Problem statement:
Your task is to retype the lines between the line with "Reproduce this chart" and the line with "const ref = useRef<SVGSVGElement>(null)", inclusive. Copy no pictures and no other lines.

— Start Supplied material —

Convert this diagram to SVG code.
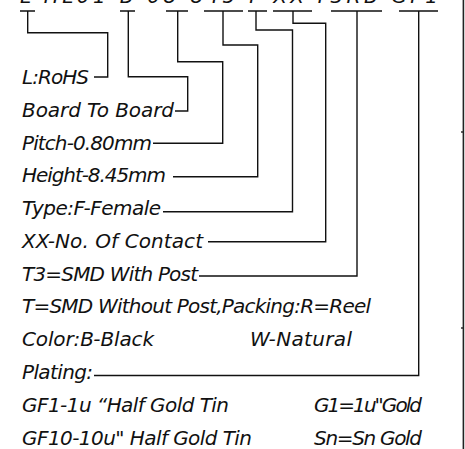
<svg xmlns="http://www.w3.org/2000/svg" width="465" height="449" viewBox="0 0 465 449">
<style>
.t{font-family:"DejaVu Sans","Liberation Sans",sans-serif;font-style:italic;font-size:20px;fill:#111}
.c{fill:none;stroke:#111;stroke-width:1.4}
</style>
<rect width="465" height="449" fill="#fff"/>
<g id="part-number">
<text class="t" x="20" y="2.5" textLength="418" lengthAdjust="spacing">L-HL01-B-08-845-F-XX-T3RB-GF1</text>
</g>
<g id="connectors" class="c">
<path d="M20,11H35M120,11H135M166,11H188M204,11H243M248,11H267M273,11H312M331,11H382M399,11H438"/>
<path d="M27.7,11V32.7H107.7V77H94"/>
<path d="M128.3,11V76.7H187.7V111H175"/>
<path d="M177.7,11V61.7H222.7V143.3H153"/>
<path d="M223,11V45H257.7V176.7H173"/>
<path d="M256,11V30H292.5V211.7H163"/>
<path d="M293,11V23.3H325.7V241.7H208"/>
<path d="M357,11V276H199"/>
<path d="M418.7,11V375.5H94"/>
</g>
<g id="border">
<rect x="462.6" y="0" width="1.6" height="449" fill="#222"/>
<rect x="461" y="131.3" width="2" height="1.4" fill="#222"/>
<rect x="461" y="327.3" width="2" height="1.4" fill="#222"/>
</g>
<g id="n-rohs"><text class="t" x="22" y="84" textLength="67" lengthAdjust="spacing">L:RoHS</text></g>
<g id="n-btb"><text class="t" x="22" y="116.8" textLength="152" lengthAdjust="spacing">Board To Board</text></g>
<g id="n-pitch"><text class="t" x="22" y="149.5" textLength="130" lengthAdjust="spacing">Pitch-0.80mm</text></g>
<g id="n-height"><text class="t" x="22" y="182.3" textLength="144" lengthAdjust="spacing">Height-8.45mm</text></g>
<g id="n-type"><text class="t" x="22" y="215" textLength="139" lengthAdjust="spacing">Type:F-Female</text></g>
<g id="n-contact"><text class="t" x="22" y="247.8" textLength="181" lengthAdjust="spacing">XX-No. Of Contact</text></g>
<g id="n-t3"><text class="t" x="22" y="280.6" textLength="176" lengthAdjust="spacing">T3=SMD With Post</text></g>
<g id="n-t"><text class="t" x="22" y="313.4" textLength="349" lengthAdjust="spacing">T=SMD Without Post,Packing:R=Reel</text></g>
<g id="n-color">
<text class="t" x="22" y="346.2" textLength="132" lengthAdjust="spacing">Color:B-Black</text>
<text class="t" x="250" y="346.2" textLength="102" lengthAdjust="spacing">W-Natural</text>
</g>
<g id="n-plating">
<text class="t" x="22" y="379" textLength="71" lengthAdjust="spacing">Plating:</text>
<text class="t" x="22" y="411.8" textLength="207" lengthAdjust="spacing">GF1-1u “Half Gold Tin</text>
<text class="t" x="314" y="411.8" textLength="108" lengthAdjust="spacing">G1=1u"Gold</text>
<text class="t" x="22" y="444.6" textLength="230" lengthAdjust="spacing">GF10-10u" Half Gold Tin</text>
<text class="t" x="314" y="444.6" textLength="108" lengthAdjust="spacing">Sn=Sn Gold</text>
</g>
</svg>
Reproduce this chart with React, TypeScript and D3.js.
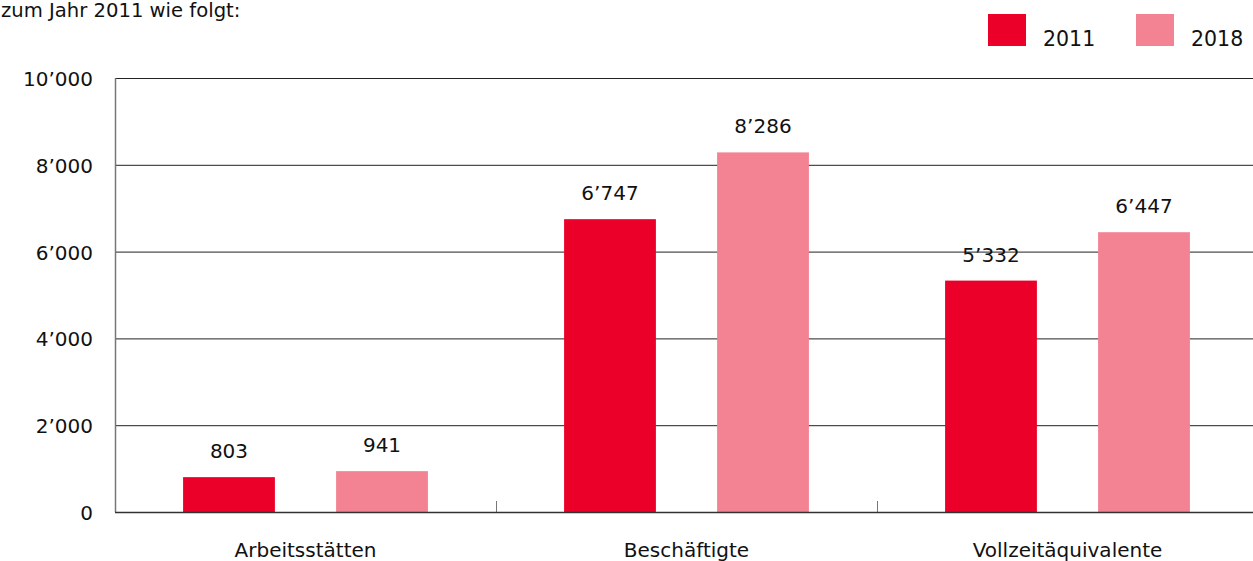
import { useEffect, useRef } from 'react'
import * as d3 from 'd3'

const CATEGORIES = ['Arbeitsstätten', 'Beschäftigte', 'Vollzeitäquivalente']
const YEARS = ['2011', '2018']
const VALUES_2011 = [803, 6747, 5332]
const VALUES_2018 = [941, 8286, 6447]
const Y_TICKS = [0, 2000, 4000, 6000, 8000, 10000]

const COLORS = ['#EA0029', '#F38293']
const WIDTH = 1253
const HEIGHT = 561
const FONT = '"DejaVu Sans", sans-serif'
const MARGIN = { top: 78, right: -5, bottom: 49, left: 115 }

const fmt = (v: number) => {
  const s = String(v)
  return s.length > 3 ? s.slice(0, s.length - 3) + '\u2019' + s.slice(s.length - 3) : s
}

export default function App() {
  const ref = useRef<SVGSVGElement>(null)

  useEffect(() => {
    const svg = d3.select(ref.current)
    svg.selectAll('*').remove()

    const innerW = WIDTH - MARGIN.left - MARGIN.right
    const innerH = HEIGHT - MARGIN.top - MARGIN.bottom

    const x = d3.scaleBand().domain(CATEGORIES).range([0, innerW])
    const xInner = d3
      .scaleBand()
      .domain(YEARS)
      .range([0, x.bandwidth()])
      .paddingInner(0.4)
      .paddingOuter(0.445)
    const y = d3.scaleLinear().domain([0, 10000]).range([innerH, 0])

    // intro text fragment
    svg
      .append('text')
      .attr('x', 1)
      .attr('y', 17)
      .attr('font-family', FONT)
      .attr('font-size', 19.6)
      .attr('fill', '#111')
      .text('zum Jahr 2011 wie folgt:')

    // legend
    const legend = svg.append('g')
    const legendX = [988, 1136]
    YEARS.forEach((yr, i) => {
      legend
        .append('rect')
        .attr('x', legendX[i])
        .attr('y', 14)
        .attr('width', 38)
        .attr('height', 32)
        .attr('fill', COLORS[i])
      legend
        .append('text')
        .attr('x', legendX[i] + 55)
        .attr('y', 46)
        .attr('font-family', FONT)
        .attr('font-size', 20.5)
        .attr('fill', '#111')
        .text(yr)
    })

    const g = svg.append('g').attr('transform', `translate(${MARGIN.left},${MARGIN.top})`)

    // gridlines + y labels
    Y_TICKS.forEach((t) => {
      if (t > 0) {
        g.append('line')
          .attr('x1', 0)
          .attr('x2', innerW)
          .attr('y1', y(t) + 0.5)
          .attr('y2', y(t) + 0.5)
          .attr('stroke', '#222')
          .attr('stroke-width', 1)
      }
      g.append('text')
        .attr('x', -22)
        .attr('y', y(t) + 8)
        .attr('text-anchor', 'end')
        .attr('font-family', FONT)
        .attr('font-size', 20)
        .attr('fill', '#111')
        .text(fmt(t))
    })

    // bars
    const series = [VALUES_2011, VALUES_2018]
    CATEGORIES.forEach((cat, ci) => {
      YEARS.forEach((yr, si) => {
        const v = series[si][ci]
        const bx = (x(cat) ?? 0) + (xInner(yr) ?? 0)
        g.append('rect')
          .attr('x', bx)
          .attr('y', y(v))
          .attr('width', xInner.bandwidth())
          .attr('height', innerH - y(v))
          .attr('fill', COLORS[si])
        g.append('text')
          .attr('x', bx + xInner.bandwidth() / 2)
          .attr('y', y(v) - 19)
          .attr('text-anchor', 'middle')
          .attr('font-family', FONT)
          .attr('font-size', 20)
          .attr('fill', '#111')
          .text(fmt(v))
      })
      g.append('text')
        .attr('x', (x(cat) ?? 0) + x.bandwidth() / 2)
        .attr('y', innerH + 45)
        .attr('text-anchor', 'middle')
        .attr('font-family', FONT)
        .attr('font-size', 20)
        .attr('fill', '#111')
        .text(cat)
    })

    // y axis line
    g.append('line')
      .attr('x1', 0.5)
      .attr('x2', 0.5)
      .attr('y1', 0)
      .attr('y2', innerH)
      .attr('stroke', '#777')
      .attr('stroke-width', 1.5)

    // category ticks
    CATEGORIES.forEach((cat) => {
      const tx = Math.round(x(cat) ?? 0) + 0.5
      g.append('line')
        .attr('x1', tx)
        .attr('x2', tx)
        .attr('y1', innerH - 11)
        .attr('y2', innerH)
        .attr('stroke', '#777')
        .attr('stroke-width', 1)
    })

    // baseline
    g.append('line')
      .attr('x1', 0)
      .attr('x2', innerW)
      .attr('y1', innerH + 0.5)
      .attr('y2', innerH + 0.5)
      .attr('stroke', '#333')
      .attr('stroke-width', 1.5)
  }, [])

  return (
    <svg
      ref={ref}
      width={WIDTH}
      height={HEIGHT}
      style={{ position: 'absolute', left: 0, top: 0, background: '#fff' }}
    />
  )
}
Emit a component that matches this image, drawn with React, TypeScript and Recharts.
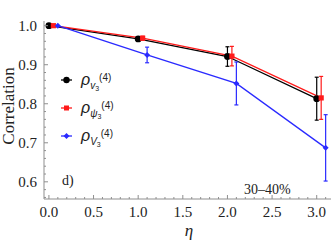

— End Supplied material —

Written answer:
Reproduce this chart with React, TypeScript and D3.js.
import { useEffect, useRef } from 'react'
import * as d3 from 'd3'

const CATEGORIES = ['Arbeitsstätten', 'Beschäftigte', 'Vollzeitäquivalente']
const YEARS = ['2011', '2018']
const VALUES_2011 = [803, 6747, 5332]
const VALUES_2018 = [941, 8286, 6447]
const Y_TICKS = [0, 2000, 4000, 6000, 8000, 10000]

const COLORS = ['#EA0029', '#F38293']
const WIDTH = 1253
const HEIGHT = 561
const FONT = '"DejaVu Sans", sans-serif'
const MARGIN = { top: 78, right: -5, bottom: 49, left: 115 }

const fmt = (v: number) => {
  const s = String(v)
  return s.length > 3 ? s.slice(0, s.length - 3) + '\u2019' + s.slice(s.length - 3) : s
}

export default function App() {
  const ref = useRef<SVGSVGElement>(null)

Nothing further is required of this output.